> **Set exercise**:
Set down the data below from its first line to the line holding "nice=False, zero=False, reverse=True)", inclusive; omit all pictures.

> **Material provided**:

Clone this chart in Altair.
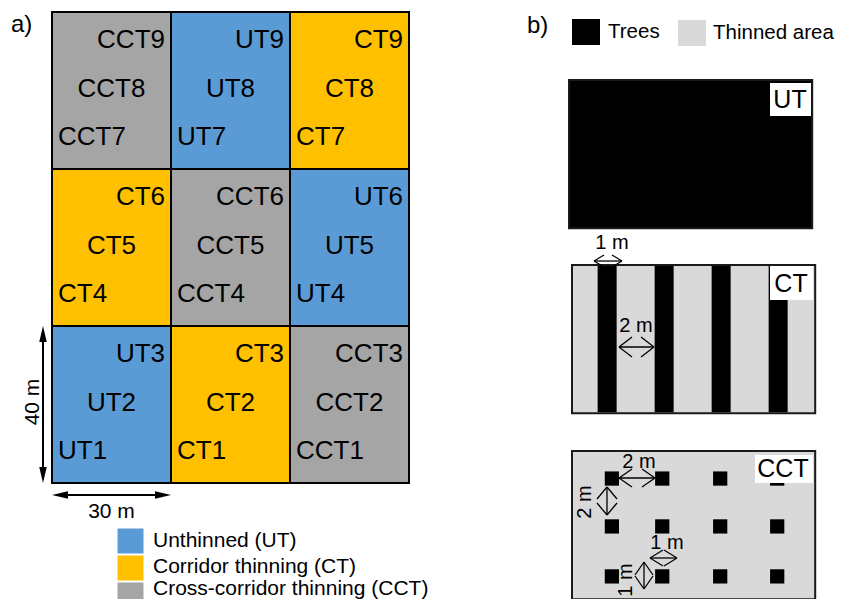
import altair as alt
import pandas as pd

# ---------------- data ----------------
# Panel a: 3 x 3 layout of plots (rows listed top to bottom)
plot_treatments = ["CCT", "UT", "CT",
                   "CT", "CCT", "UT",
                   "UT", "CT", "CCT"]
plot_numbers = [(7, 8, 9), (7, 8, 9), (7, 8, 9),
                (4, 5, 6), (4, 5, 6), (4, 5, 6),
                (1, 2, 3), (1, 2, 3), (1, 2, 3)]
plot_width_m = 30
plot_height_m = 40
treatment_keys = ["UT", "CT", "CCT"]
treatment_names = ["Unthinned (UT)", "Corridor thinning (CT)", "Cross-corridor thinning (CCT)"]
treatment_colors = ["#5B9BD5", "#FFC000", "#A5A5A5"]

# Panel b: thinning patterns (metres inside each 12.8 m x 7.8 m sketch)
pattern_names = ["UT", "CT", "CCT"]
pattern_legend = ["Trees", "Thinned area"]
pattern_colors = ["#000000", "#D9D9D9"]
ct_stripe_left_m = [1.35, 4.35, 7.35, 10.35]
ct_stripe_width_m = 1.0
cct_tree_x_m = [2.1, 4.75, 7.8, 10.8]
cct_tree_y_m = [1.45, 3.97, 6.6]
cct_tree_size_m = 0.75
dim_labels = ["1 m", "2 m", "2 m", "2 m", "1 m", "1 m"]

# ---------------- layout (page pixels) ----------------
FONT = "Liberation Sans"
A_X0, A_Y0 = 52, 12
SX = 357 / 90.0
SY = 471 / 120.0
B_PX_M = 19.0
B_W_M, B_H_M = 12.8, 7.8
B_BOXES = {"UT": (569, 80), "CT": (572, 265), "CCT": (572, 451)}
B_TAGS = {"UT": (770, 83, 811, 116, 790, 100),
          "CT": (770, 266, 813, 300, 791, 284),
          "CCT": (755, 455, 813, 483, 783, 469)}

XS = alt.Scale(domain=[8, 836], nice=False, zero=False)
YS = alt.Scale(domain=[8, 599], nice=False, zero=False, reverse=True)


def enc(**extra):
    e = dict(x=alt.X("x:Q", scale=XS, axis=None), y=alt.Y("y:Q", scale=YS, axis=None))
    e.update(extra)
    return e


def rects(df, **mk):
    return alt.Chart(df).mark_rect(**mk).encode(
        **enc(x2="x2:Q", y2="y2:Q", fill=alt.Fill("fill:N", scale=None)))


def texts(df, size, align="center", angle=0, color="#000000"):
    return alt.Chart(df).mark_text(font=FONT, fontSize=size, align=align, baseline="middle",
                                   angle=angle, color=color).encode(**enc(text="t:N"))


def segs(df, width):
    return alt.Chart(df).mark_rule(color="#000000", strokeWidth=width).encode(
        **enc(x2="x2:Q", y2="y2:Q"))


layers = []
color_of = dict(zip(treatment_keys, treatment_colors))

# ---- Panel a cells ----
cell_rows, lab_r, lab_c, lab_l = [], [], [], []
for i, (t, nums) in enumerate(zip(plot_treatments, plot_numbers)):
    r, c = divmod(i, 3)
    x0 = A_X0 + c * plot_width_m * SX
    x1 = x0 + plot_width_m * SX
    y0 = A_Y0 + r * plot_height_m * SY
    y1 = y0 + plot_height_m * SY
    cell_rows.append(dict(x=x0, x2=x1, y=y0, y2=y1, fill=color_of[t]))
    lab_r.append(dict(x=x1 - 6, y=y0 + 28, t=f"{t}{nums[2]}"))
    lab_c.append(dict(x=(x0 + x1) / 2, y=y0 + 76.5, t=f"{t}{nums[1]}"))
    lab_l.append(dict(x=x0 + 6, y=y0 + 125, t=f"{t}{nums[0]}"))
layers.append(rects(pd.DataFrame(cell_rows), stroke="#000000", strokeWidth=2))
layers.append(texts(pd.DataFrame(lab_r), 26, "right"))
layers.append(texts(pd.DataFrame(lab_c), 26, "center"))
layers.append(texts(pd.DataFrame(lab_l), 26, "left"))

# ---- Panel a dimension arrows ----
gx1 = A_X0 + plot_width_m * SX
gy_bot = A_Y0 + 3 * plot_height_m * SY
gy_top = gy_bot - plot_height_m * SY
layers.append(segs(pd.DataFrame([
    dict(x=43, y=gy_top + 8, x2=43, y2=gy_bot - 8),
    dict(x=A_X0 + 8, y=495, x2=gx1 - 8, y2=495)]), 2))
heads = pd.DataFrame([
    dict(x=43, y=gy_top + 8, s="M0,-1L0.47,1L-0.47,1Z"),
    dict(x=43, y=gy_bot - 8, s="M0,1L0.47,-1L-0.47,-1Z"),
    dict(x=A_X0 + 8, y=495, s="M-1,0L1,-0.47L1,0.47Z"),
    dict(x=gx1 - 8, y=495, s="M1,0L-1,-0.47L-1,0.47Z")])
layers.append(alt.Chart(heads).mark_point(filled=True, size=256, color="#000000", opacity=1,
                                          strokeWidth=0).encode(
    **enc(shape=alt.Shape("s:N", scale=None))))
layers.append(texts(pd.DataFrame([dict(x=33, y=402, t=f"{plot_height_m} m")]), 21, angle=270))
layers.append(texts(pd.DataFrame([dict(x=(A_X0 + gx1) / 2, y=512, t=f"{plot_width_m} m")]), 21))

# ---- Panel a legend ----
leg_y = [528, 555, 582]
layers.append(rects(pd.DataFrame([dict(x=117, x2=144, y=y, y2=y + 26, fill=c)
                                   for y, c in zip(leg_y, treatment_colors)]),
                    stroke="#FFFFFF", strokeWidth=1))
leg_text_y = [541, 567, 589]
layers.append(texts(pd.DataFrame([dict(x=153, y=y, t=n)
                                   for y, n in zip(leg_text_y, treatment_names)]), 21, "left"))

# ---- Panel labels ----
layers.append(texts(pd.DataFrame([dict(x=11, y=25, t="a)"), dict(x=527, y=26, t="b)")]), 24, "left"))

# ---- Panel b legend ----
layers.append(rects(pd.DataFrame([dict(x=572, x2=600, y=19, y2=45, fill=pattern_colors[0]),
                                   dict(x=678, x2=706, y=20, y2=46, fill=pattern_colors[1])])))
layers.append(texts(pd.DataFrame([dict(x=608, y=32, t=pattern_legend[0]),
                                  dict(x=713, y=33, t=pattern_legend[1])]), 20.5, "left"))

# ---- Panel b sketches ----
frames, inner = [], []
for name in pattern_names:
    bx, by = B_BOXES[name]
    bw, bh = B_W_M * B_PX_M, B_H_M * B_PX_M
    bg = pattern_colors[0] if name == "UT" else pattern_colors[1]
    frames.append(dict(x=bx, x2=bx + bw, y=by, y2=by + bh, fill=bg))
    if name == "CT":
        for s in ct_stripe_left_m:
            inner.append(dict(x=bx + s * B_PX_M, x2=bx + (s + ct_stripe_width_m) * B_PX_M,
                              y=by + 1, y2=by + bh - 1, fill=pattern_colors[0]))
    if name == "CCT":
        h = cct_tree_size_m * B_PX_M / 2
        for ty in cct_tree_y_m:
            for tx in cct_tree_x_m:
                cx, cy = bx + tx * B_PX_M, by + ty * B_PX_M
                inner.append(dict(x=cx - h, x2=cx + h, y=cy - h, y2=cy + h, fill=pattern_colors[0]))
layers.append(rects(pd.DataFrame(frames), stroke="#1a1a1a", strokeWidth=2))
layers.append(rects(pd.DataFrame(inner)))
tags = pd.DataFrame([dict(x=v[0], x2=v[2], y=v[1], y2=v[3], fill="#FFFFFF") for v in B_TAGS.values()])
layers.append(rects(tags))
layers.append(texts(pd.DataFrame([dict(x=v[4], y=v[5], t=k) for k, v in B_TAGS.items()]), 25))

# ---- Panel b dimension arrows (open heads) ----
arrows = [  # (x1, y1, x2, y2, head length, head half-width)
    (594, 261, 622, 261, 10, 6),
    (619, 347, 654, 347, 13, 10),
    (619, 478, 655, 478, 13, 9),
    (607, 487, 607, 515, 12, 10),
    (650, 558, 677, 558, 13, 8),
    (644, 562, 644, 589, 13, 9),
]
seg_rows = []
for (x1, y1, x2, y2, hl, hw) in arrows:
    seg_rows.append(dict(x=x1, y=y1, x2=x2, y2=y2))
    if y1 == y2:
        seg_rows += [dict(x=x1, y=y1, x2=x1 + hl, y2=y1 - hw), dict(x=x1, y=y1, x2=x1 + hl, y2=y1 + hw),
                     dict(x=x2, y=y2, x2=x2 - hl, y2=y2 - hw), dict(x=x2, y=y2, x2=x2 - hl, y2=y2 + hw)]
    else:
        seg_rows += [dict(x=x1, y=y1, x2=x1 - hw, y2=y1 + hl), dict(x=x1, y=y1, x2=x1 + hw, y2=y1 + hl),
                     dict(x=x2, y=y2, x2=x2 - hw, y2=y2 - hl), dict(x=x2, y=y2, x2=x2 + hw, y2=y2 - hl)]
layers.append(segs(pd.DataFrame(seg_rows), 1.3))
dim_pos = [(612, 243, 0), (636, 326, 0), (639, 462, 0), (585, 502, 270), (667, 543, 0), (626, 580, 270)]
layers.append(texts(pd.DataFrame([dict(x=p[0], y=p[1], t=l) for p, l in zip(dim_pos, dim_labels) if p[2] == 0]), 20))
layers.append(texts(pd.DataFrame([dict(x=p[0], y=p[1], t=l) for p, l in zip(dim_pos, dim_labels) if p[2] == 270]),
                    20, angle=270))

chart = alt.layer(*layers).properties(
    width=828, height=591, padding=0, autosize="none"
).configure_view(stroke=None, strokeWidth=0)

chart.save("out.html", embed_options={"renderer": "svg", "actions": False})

> **Problem solution**:
Clone this chart in Altair.
import altair as alt
import pandas as pd

# ---------------- data ----------------
# Panel a: 3 x 3 layout of plots (rows listed top to bottom)
plot_treatments = ["CCT", "UT", "CT",
                   "CT", "CCT", "UT",
                   "UT", "CT", "CCT"]
plot_numbers = [(7, 8, 9), (7, 8, 9), (7, 8, 9),
                (4, 5, 6), (4, 5, 6), (4, 5, 6),
                (1, 2, 3), (1, 2, 3), (1, 2, 3)]
plot_width_m = 30
plot_height_m = 40
treatment_keys = ["UT", "CT", "CCT"]
treatment_names = ["Unthinned (UT)", "Corridor thinning (CT)", "Cross-corridor thinning (CCT)"]
treatment_colors = ["#5B9BD5", "#FFC000", "#A5A5A5"]

# Panel b: thinning patterns (metres inside each 12.8 m x 7.8 m sketch)
pattern_names = ["UT", "CT", "CCT"]
pattern_legend = ["Trees", "Thinned area"]
pattern_colors = ["#000000", "#D9D9D9"]
ct_stripe_left_m = [1.35, 4.35, 7.35, 10.35]
ct_stripe_width_m = 1.0
cct_tree_x_m = [2.1, 4.75, 7.8, 10.8]
cct_tree_y_m = [1.45, 3.97, 6.6]
cct_tree_size_m = 0.75
dim_labels = ["1 m", "2 m", "2 m", "2 m", "1 m", "1 m"]

# ---------------- layout (page pixels) ----------------
FONT = "Liberation Sans"
A_X0, A_Y0 = 52, 12
SX = 357 / 90.0
SY = 471 / 120.0
B_PX_M = 19.0
B_W_M, B_H_M = 12.8, 7.8
B_BOXES = {"UT": (569, 80), "CT": (572, 265), "CCT": (572, 451)}
B_TAGS = {"UT": (770, 83, 811, 116, 790, 100),
          "CT": (770, 266, 813, 300, 791, 284),
          "CCT": (755, 455, 813, 483, 783, 469)}

XS = alt.Scale(domain=[8, 836], nice=False, zero=False)
YS = alt.Scale(domain=[8, 599], nice=False, zero=False, reverse=True)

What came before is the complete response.